Schmidt Decomposition-Based Methods for Efficient Quantum Image Encoding

This paper demonstrates that applying Schmidt decomposition-based low-rank state approximation to quantum image encoding methods like FRQI, QPIE, and NEQR significantly reduces circuit depth and resource requirements for NISQ devices while maintaining high visual reconstruction quality.

The Gist

The Big Problem: Quantum Computers Are Like Fragile Glass Houses

Imagine you want to build a massive, intricate sandcastle (a digital image) inside a glass house that is currently shaking and full of wind (a real quantum computer).

In the world of quantum computing, there are three popular blueprints for building these sandcastles, known as FRQI, NEQR, and QPIE.

• FRQI is like using a single, delicate brush to paint the whole picture. It uses very little paint (qubits), but you have to guess the colors by looking at the painting many times, and a strong breeze (noise) can ruin it.
• NEQR is like using a heavy, detailed stamp for every single grain of sand. It's very accurate and doesn't need guessing, but the stamping machine is huge, complex, and takes a long time to build.
• QPIE is the most compact blueprint, fitting the whole castle into a tiny box. However, like FRQI, it's hard to read the details without making many guesses, and the math to build it is incredibly slow.

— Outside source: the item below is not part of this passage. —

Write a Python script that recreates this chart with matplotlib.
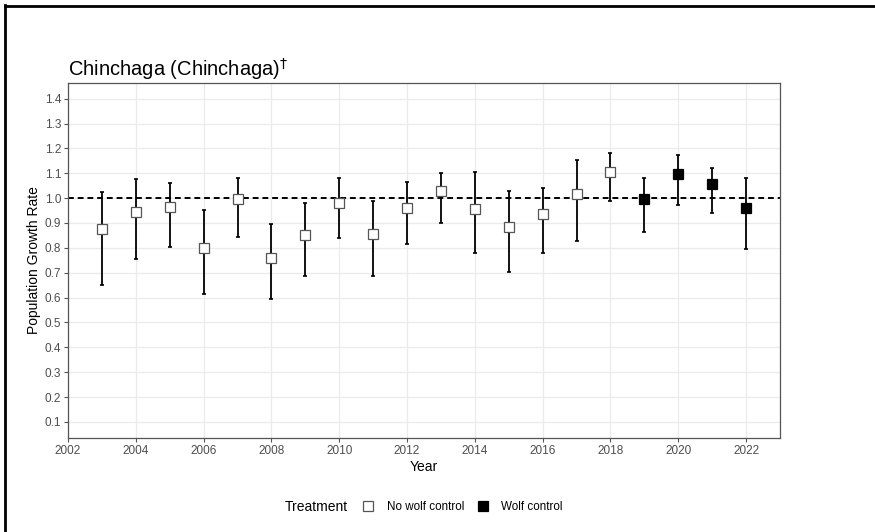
import matplotlib

matplotlib.use('Agg')
import matplotlib.pyplot as plt
from matplotlib.lines import Line2D

plt.rcParams['font.family'] = ['Liberation Sans', 'DejaVu Sans']

years = [2003, 2004, 2005, 2006, 2007, 2008, 2009, 2010, 2011, 2012, 2013,
         2014, 2015, 2016, 2017, 2018, 2019, 2020, 2021, 2022]
growth = [0.874, 0.945, 0.963, 0.800, 0.995, 0.758, 0.851, 0.979, 0.854, 0.961, 1.027,
          0.956, 0.885, 0.936, 1.016, 1.106, 0.995, 1.096, 1.055, 0.962]
lower = [0.650, 0.755, 0.804, 0.613, 0.845, 0.593, 0.687, 0.838, 0.687, 0.814, 0.901,
         0.778, 0.704, 0.780, 0.827, 0.989, 0.862, 0.972, 0.941, 0.795]
upper = [1.025, 1.075, 1.059, 0.952, 1.082, 0.895, 0.979, 1.079, 0.989, 1.063, 1.101,
         1.106, 1.028, 1.039, 1.155, 1.183, 1.082, 1.173, 1.123, 1.082]
treatment = ['No wolf control'] * 16 + ['Wolf control'] * 4

fig = plt.figure(figsize=(8.75, 5.32), dpi=100)
ax = fig.add_axes([68 / 875, 1 - 437.6 / 532, (780 - 68) / 875, (437.6 - 83) / 532])

# error bars
yerr = [[g - l for g, l in zip(growth, lower)], [u - g for g, u in zip(growth, upper)]]
ax.errorbar(years, growth, yerr=yerr, fmt='none', ecolor='black', elinewidth=1.3,
            capsize=1.5, capthick=1.2, zorder=3)

ax.axhline(1.0, color='black', linestyle=(0, (3, 2)), linewidth=1.4, zorder=2)

styles = {'No wolf control': dict(markerfacecolor='white', markeredgecolor='#555555'),
          'Wolf control': dict(markerfacecolor='black', markeredgecolor='black')}
for t, st in styles.items():
    xs = [y for y, tr in zip(years, treatment) if tr == t]
    ys = [g for g, tr in zip(growth, treatment) if tr == t]
    ax.plot(xs, ys, linestyle='none', marker='s', markersize=7.5,
            markeredgewidth=0.9, zorder=4, **st)

ax.set_xlim(2002, 2023)
ax.set_ylim(0.037, 1.463)
ax.set_xticks(range(2002, 2023, 2))
ax.set_yticks([i / 10 for i in range(1, 15)])
ax.set_yticklabels([f'{i / 10:.1f}' for i in range(1, 15)])

ax.grid(True, color='#ebebeb', linewidth=0.9, zorder=0)
ax.set_axisbelow(True)
for s in ax.spines.values():
    s.set_color('#555555')
    s.set_linewidth(0.9)
ax.tick_params(axis='both', colors='#555555', labelcolor='#4d4d4d', labelsize=8.5,
               length=3, width=0.8, pad=2)

ax.set_xlabel('Year', fontsize=10, color='black')
ax.set_ylabel('Population Growth Rate', fontsize=10, color='black')
ax.xaxis.set_label_coords(0.5, -0.063)
ax.yaxis.set_label_coords(-0.038, 0.5)

fig.text(68 / 875, 1 - 76 / 532, r'Chinchaga (Chinchaga)$^{\dagger}$', fontsize=14.5,
         ha='left', va='baseline')

# legend
fig.text(348 / 875, 1 - 507 / 532, 'Treatment', fontsize=10, ha='right', va='center')
handles = [Line2D([], [], linestyle='none', marker='s', markersize=7.5,
                  markeredgewidth=0.9, **styles[t]) for t in styles]
fig.legend(handles, list(styles.keys()), loc='center left',
           bbox_to_anchor=(361 / 875, 1 - 507 / 532), ncol=2, frameon=False,
           fontsize=8.4, handlelength=1.2, handletextpad=1.0, columnspacing=1.0,
           borderaxespad=0, borderpad=0)

# frame lines on the outer image
fig.add_artist(Line2D([4.5 / 875, 4.5 / 875], [0, 1 - 5 / 532], color='black',
                      linewidth=2, transform=fig.transFigure))
fig.add_artist(Line2D([4.5 / 875, 1], [1 - 5.5 / 532, 1 - 5.5 / 532], color='black',
                      linewidth=2, transform=fig.transFigure))

fig.savefig('out.png', dpi=100)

The problem is that on today's "noisy" quantum computers, these blueprints require building towers so tall and complex that the wind blows them down before they are finished. The "towers" are the circuits (the steps the computer takes), and the "wind" is the noise that causes errors.

The Solution: The "Schmidt" Sketchbook

The authors of this paper asked a simple question: Do we really need to build the entire, perfect sandcastle to recognize it?

They used a mathematical tool called Schmidt Decomposition. Think of this as a special sketchbook that breaks a complex image down into layers of importance:

1. The Big Shapes: The outline of the castle, the main towers, the sky.
2. The Medium Details: The windows, the doors, the texture of the walls.
3. The Tiny Details: The individual grains of sand, the tiny cracks in the bricks.

Usually, to get a perfect image, you need all the layers. But the authors discovered that for most natural images, the Big Shapes and Medium Details contain almost all the information you need to recognize the picture. The "Tiny Details" are often just extra noise.

The Experiment: Trimming the Fat

The researchers took the three blueprints (FRQI, NEQR, and QPIE) and applied a "Low-Rank Approximation." In plain English, this means they cut off the top layers of the sketchbook and only kept the most important parts.

They tested this on a 64x64 pixel black-and-white image (a small, simple picture). Here is what they found:

• FRQI (The Brush): When they cut out the tiny details, the circuit (the building steps) became 97% smaller. It went from a skyscraper of 385,000 steps down to just 11,000 steps. Surprisingly, the resulting image looked almost exactly the same to the human eye. The error was so small (less than one shade of gray) that you couldn't tell the difference.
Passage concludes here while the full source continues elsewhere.